Scanio’s vision and flavor for Delmonico is expressed through his creole heritage and fresh, clean, ingredient-based approach to cooking. He’s returning to the roots of creole cooking—homey, approachable, fresh and diverse—and including ingredients and techniques that have been long forgotten to reinterpret the dishes for today’s tastes, keeping in tradition with Chef Emeril’s signature “new New Orleans” cuisine.

Chef Anthony Scanio on the Around The Table Food Show

Listen to the show below to hear about Chef Anthony’s culinary alchemy and about the historic Delmonico and Emeril’s “new New Orleans” cuisine. You can also download the MP3 version and listen at your convenience. Just right-click this link and save it to your computer: Chef Anthony Scanio and Emeril’s Delmonico.

The Historic Delmonico Restaurant

Emeril’s Delmonico is located on the St. Charles Avenue streetcar line. Delmonico – a legendary, century-old institution – is an icon in the restaurant industry and has been a cornerstone of traditional Creole dining since 1895. Emeril Lagasse reopened the restaurant in 1998 after an extensive historic renovation. Delmonico continues today serving a modern style of Louisiana’s Creole cuisine with Emeril’s warm style of service in a grand setting.

Emeril’s Delmonico serves dinner Sunday through Thursday from 6:00 PM to 9:00 PM, and Friday and Saturday from 6:00 PM to 10:00 PM. Happy Hour is from 5:00 PM to 7:00 PM, Monday through Friday. Live music is provided by Ron Jones on Fridays and Saturdays from 6:30 PM to 10:30 PM.

Emeril’s Delmonico is located at 1300 St. Charles Avenue in New Orleans. Reservations and walk-ins are welcome.
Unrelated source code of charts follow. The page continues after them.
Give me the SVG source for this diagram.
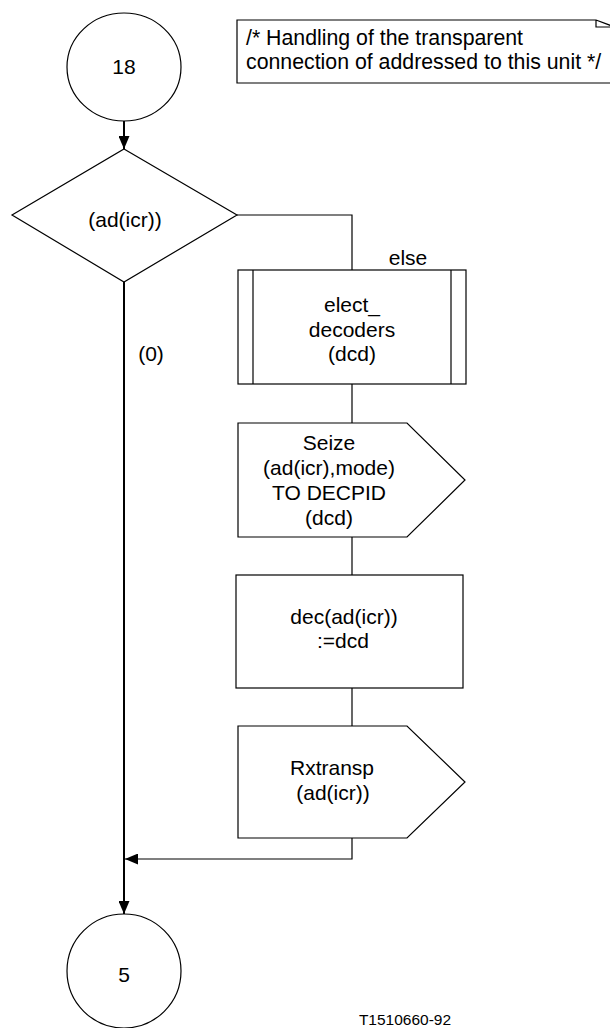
<svg xmlns="http://www.w3.org/2000/svg" width="610" height="1028" viewBox="0 0 610 1028">
<style>
.s{fill:#fff;stroke:#000;stroke-width:1.2}
.t{font-family:"Liberation Sans",Arial,sans-serif;font-size:21px;fill:#000;text-anchor:middle}
.c{fill:none;stroke:#000;stroke-width:1.2}
.m{fill:none;stroke:#000;stroke-width:2}
</style>
<defs>
<marker id="ah" markerWidth="13" markerHeight="11" refX="13" refY="5.5" orient="auto" markerUnits="userSpaceOnUse">
<path d="M0,0 L13,5.5 L0,11 Z" fill="#000"/>
</marker>
</defs>
<rect width="610" height="1028" fill="#fff"/>
<g id="connectors">
<line class="m" x1="124" y1="121" x2="124" y2="149" marker-end="url(#ah)"/>
<line class="m" x1="124" y1="282" x2="124" y2="914" marker-end="url(#ah)"/>
<polyline class="c" points="237,215 352,215 352,270"/>
<line class="c" x1="352" y1="384" x2="352" y2="423"/>
<line class="c" x1="352" y1="537" x2="352" y2="575"/>
<line class="c" x1="352" y1="688" x2="352" y2="726"/>
<polyline class="c" points="352,838 352,859 125,859" marker-end="url(#ah)"/>
<text class="t" x="408" y="265">else</text>
<text class="t" x="151" y="361">(0)</text>
</g>
<g id="start18">
<ellipse class="s" cx="124" cy="67" rx="57" ry="54"/>
<text class="t" x="124" y="74">18</text>
</g>
<g id="comment">
<path class="c" d="M612,83 L237,83 L237,20 L596,20"/>
<path class="c" d="M596,20 L596,27 L612,27 M596,20 L612,26"/>
<text font-family="Liberation Sans,Arial,sans-serif" font-size="21.3" x="246" y="45">/* Handling of the transparent</text>
<text font-family="Liberation Sans,Arial,sans-serif" font-size="21.3" x="246" y="69">connection of addressed to this unit */</text>
</g>
<g id="decision">
<polygon class="s" points="124,149 237,215 124,282 12,215"/>
<text class="t" x="125" y="227">(ad(icr))</text>
</g>
<g id="procedure">
<rect class="s" x="238" y="270" width="228" height="114"/>
<line class="c" x1="253" y1="270" x2="253" y2="384"/>
<line class="c" x1="451" y1="270" x2="451" y2="384"/>
<text class="t" x="352" y="312">elect_</text>
<text class="t" x="352" y="337">decoders</text>
<text class="t" x="352" y="361">(dcd)</text>
</g>
<g id="seize">
<polygon class="s" points="238,423 407,423 465,480 407,537 238,537"/>
<text class="t" x="329" y="450">Seize</text>
<text class="t" x="329" y="475">(ad(icr),mode)</text>
<text class="t" x="329" y="500">TO DECPID</text>
<text class="t" x="329" y="525">(dcd)</text>
</g>
<g id="task">
<rect class="s" x="236" y="575" width="227" height="113"/>
<text class="t" x="344" y="624">dec(ad(icr))</text>
<text class="t" x="343" y="648">:=dcd</text>
</g>
<g id="rxtransp">
<polygon class="s" points="238,726 407,726 465,782 407,838 238,838"/>
<text class="t" x="332" y="775">Rxtransp</text>
<text class="t" x="333" y="800">(ad(icr))</text>
</g>
<g id="end5">
<ellipse class="s" cx="124" cy="971" rx="57" ry="57"/>
<text class="t" x="124" y="982">5</text>
</g>
<text font-family="Liberation Sans,Arial,sans-serif" font-size="15.5" x="405" y="1025" text-anchor="middle">T1510660-92</text>
</svg>
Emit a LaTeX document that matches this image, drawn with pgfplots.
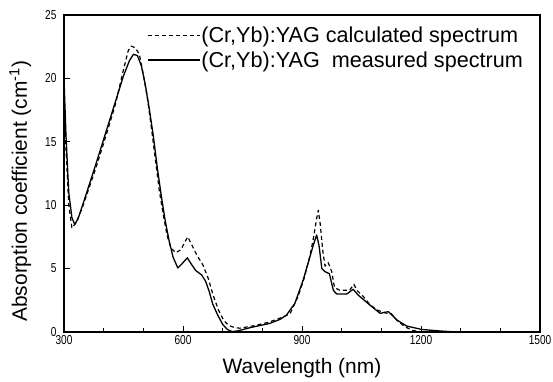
\documentclass[border=0pt]{standalone}
\usepackage{fontspec}
\setmainfont{Liberation Sans}
\newfontfamily\tickfont[FakeStretch=0.78]{Liberation Sans}
\usepackage{pgfplots}
\pgfplotsset{compat=1.18}
\begin{document}
\begin{tikzpicture}
\begin{axis}[
  scale only axis, width=476bp, height=317bp,
  xmin=300, xmax=1500, ymin=0, ymax=25,
  xtick={300,600,900,1200,1500},
  minor xtick={400,500,700,800,1000,1100,1300,1400},
  ytick={0,5,10,15,20,25},
  tick align=inside, xtick pos=bottom, ytick pos=left,
  major tick length=6bp, minor tick length=4bp,
  axis line style={line width=1.1bp},
  every tick/.style={line width=0.9bp, black},
  /pgf/number format/assume math mode=true,
  /pgf/number format/1000 sep={},
  ticklabel style={font=\tickfont\fontsize{13}{13}\selectfont},
  yticklabel style={xshift=-4bp},
  xlabel={Wavelength (nm)},
  ylabel={Absorption coefficient (cm\textsuperscript{-1})},
  xlabel style={at={(axis description cs:0.5,-0.115)}, anchor=center, font=\fontsize{21}{25}\selectfont},
  ylabel style={at={(axis description cs:-0.092,0.444)}, anchor=center, font=\fontsize{21}{25}\selectfont},
  legend style={draw=none, fill=none, at={(axis description cs:0.174,0.965)}, anchor=north west,
    font=\fontsize{21.7}{25}\selectfont, inner sep=0pt, row sep=5bp,
    nodes={inner sep=1bp}},
  legend cell align=left,
  legend image code/.code={\draw[#1] (0bp,0bp) -- (52bp,0bp);},
]
\addplot[black, line width=1.2bp, dash pattern=on 4bp off 3bp, line join=round] coordinates {
(300,19.0) (305,14.5) (312,10.0) (320,8.2) (330,8.6) (345,9.7) (380,12.9) (410,15.9)
(430,18.0) (450,20.7) (462,22.2) (470,22.55) (480,22.4) (490,21.9) (500,20.3) (510,18.5)
(520,16.2) (530,13.7) (540,11.2) (550,9.3) (560,7.6) (570,6.6) (582,6.25) (595,6.5)
(603,7.0) (612,7.5) (620,7.0) (636,6.0) (650,5.3) (664,4.2) (675,3.0) (689,1.76)
(703,0.9) (716,0.5) (730,0.35) (743,0.3) (780,0.5) (814,0.75) (850,1.15) (870,1.45)
(890,2.8) (905,4.2) (920,6.0) (930,7.6) (936,8.8) (941,9.6) (946,8.5) (952,6.5)
(958,5.2) (966,5.47) (975,4.76) (982,3.5) (995,3.3) (1020,3.3) (1031,3.76) (1038,3.3)
(1055,2.78) (1070,2.2) (1088,1.75) (1110,1.5) (1125,1.45) (1140,0.9) (1160,0.4)
(1180,0.12) (1200,0.02) (1220,0.0)
};
\addlegendentry{(Cr,Yb):YAG calculated spectrum}
\addplot[black, line width=1.3bp, line join=round] coordinates {
(300,20.0) (305,15.5) (312,11.0) (320,9.0) (327,8.5) (335,8.9) (350,10.3) (380,13.2)
(410,16.2) (430,18.2) (450,20.2) (465,21.4) (475,21.9) (485,21.8) (495,21.0) (505,19.5)
(515,17.6) (525,15.5) (535,13.0) (545,10.8) (555,8.8) (565,7.2) (575,5.9) (587,5.05)
(598,5.4) (611,5.85) (620,5.4) (632,4.85) (647,4.5) (657,4.0) (666,3.2) (675,2.2)
(688,1.3) (700,0.6) (712,0.2) (724,0.03) (740,0.1) (770,0.35) (819,0.68) (845,1.0)
(861,1.34) (882,2.26) (903,4.1) (920,5.94) (930,7.0) (937,7.65) (943,6.8) (950,5.0)
(958,4.76) (969,4.6) (979,3.3) (987,3.0) (1013,3.0) (1029,3.37) (1042,2.9) (1071,2.13)
(1097,1.47) (1108,1.55) (1118,1.6) (1128,1.3) (1139,0.95) (1164,0.47) (1202,0.2)
(1248,0.08) (1290,0.0)
};
\addlegendentry{(Cr,Yb):YAG\ \ measured spectrum}
\end{axis}
\pgfresetboundingbox
\path ([xshift=-64bp,yshift=-50bp]current axis.south west) rectangle ([xshift=13bp,yshift=15bp]current axis.north east);
\end{tikzpicture}
\end{document}
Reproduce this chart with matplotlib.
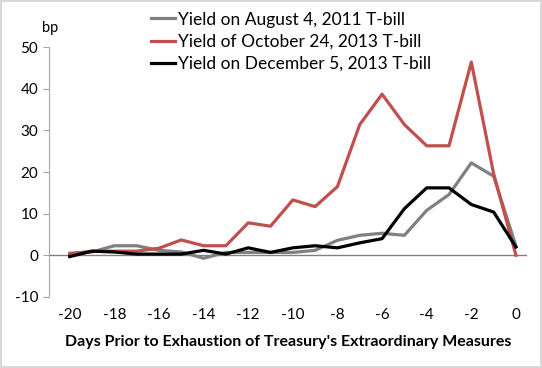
import matplotlib.pyplot as plt

days = list(range(-20, 1))
aug_2011 = [0.5, 0.8, 2.3, 2.3, 1.2, 0.8, -0.7, 0.7, 0.7, 0.7, 0.7, 1.2,
            3.6, 4.8, 5.3, 4.8, 10.8, 14.6, 22.2, 19.0, 2.2]
oct_2013 = [0.3, 1.0, 1.0, 1.0, 1.7, 3.7, 2.3, 2.3, 7.8, 7.0, 13.3, 11.7,
            16.5, 31.4, 38.7, 31.4, 26.3, 26.3, 46.4, 19.6, 0.0]
dec_2013 = [-0.3, 1.0, 0.8, 0.3, 0.3, 0.3, 1.2, 0.3, 1.8, 0.7, 1.8, 2.3,
            1.8, 3.0, 4.0, 11.2, 16.2, 16.2, 12.2, 10.4, 2.0]
labels = ['Yield on August 4, 2011 T-bill',
          'Yield of October 24, 2013 T-bill',
          'Yield on December 5, 2013 T-bill']

plt.rcParams['font.family'] = ['Lato', 'DejaVu Sans']
plt.rcParams['axes.unicode_minus'] = False

fig = plt.figure(figsize=(5.42, 3.68), dpi=100)
fig.patch.set_edgecolor('#d9d9d9')
fig.patch.set_linewidth(1.5)
ax = fig.add_axes([0.0895, 0.193, 0.883, 0.679])

ax.plot(days, aug_2011, color='#808080', lw=2.3, label=labels[0])
ax.plot(days, oct_2013, color='#c0504d', lw=2.3, label=labels[1])
ax.plot(days, dec_2013, color='#000000', lw=2.3, label=labels[2])
ax.axhline(0, color='#808080', lw=1, zorder=0)

ax.set_xlim(-20.95, 0.5)
ax.set_ylim(-10, 50)
ax.set_yticks(range(-10, 51, 10))
ax.set_xticks(range(-20, 1, 2))
for s in ['top', 'right', 'bottom']:
    ax.spines[s].set_visible(False)
ax.spines['left'].set_color('#a6a6a6')
ax.tick_params(axis='y', colors='#a6a6a6', labelcolor='black', length=4, labelsize=11)
ax.tick_params(axis='x', length=0, labelsize=11, pad=8)

ax.set_xlabel("Days Prior to Exhaustion of Treasury's Extraordinary Measures",
              fontsize=11.5, fontweight='bold', labelpad=9)
fig.text(0.077, 0.912, 'bp', fontsize=10.5)

ax.legend(loc='upper left', bbox_to_anchor=(0.2, 1.17), frameon=False,
          fontsize=12.5, handlelength=1.4, handletextpad=0.15,
          labelspacing=0.35, borderaxespad=0)

fig.savefig('out.png', dpi=100)
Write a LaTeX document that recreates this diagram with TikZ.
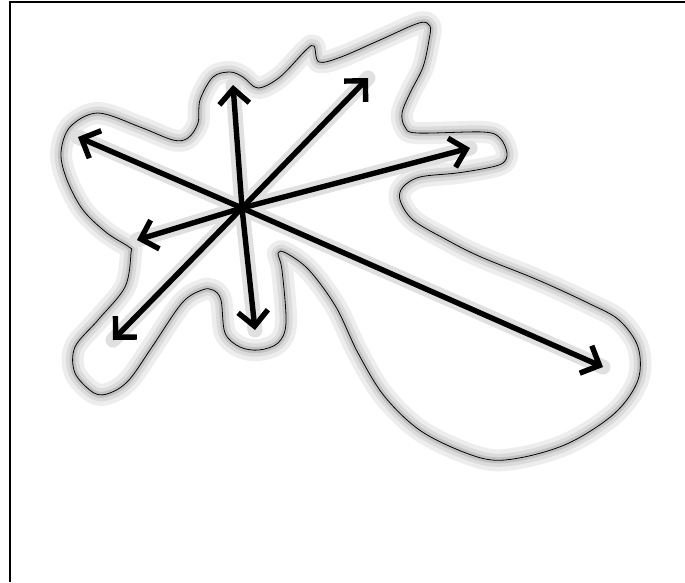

You can contact the restaurant at 504-525-4937.

Recipe: The Elixir of the Seven Powers

The Elixir of the Seven Powers recipe below is published here courtesy of Emeril Lagasse and Chef Anthony Scanio of Emeril’s Delmonico. It is shared with permission by Susan Ford, publisher of Louisiana Kitchen & Culture Magazine.


  • 4 bottles (750 mL) semi-premium vodka (100 proof)
  • 2½ tablespoons whole anise seeds
  • 16 whole fresh mint leaves
  • 1 teaspoon whole cloves
  • ½ stick cinnamon
  • 2 vanilla beans, split and scraped
  • 4½ cups sugar
  • 4½ cups water
  • 2 tablespoons orange flower water
  • 1 large pinch saffron threads
  • 1 large piece cheesecloth, rinsed and folded


  1. Combine vodka, anise seeds, mint leaves, cloves, cinnamon, and scraped vanilla beans in a large glass or non-aluminium container; stir. Cover well, set aside in a cool, dark place for 6 days to infuse.
  2. On the seventh day, combine sugar, water, orange flower water, and saffron threads in a large saucepan over medium heat. Bring mixture to a simmer; stir constantly until sugar dissolves. Remove from heat; set aside to cool.
  3. Once syrup has completely cooled, add infused vodka; stir to combine. Strain through several layers of cheesecloth; bottle in sterilized bottles as desired. Store in a cool place. Serve the spirit chilled in small glasses as an after-dinner drink.


  • Makes about 5 liters.
  • This recipe requires good vodka and a bit of your time; it makes a great, personal, holiday gift that any spirits connoisseur would love.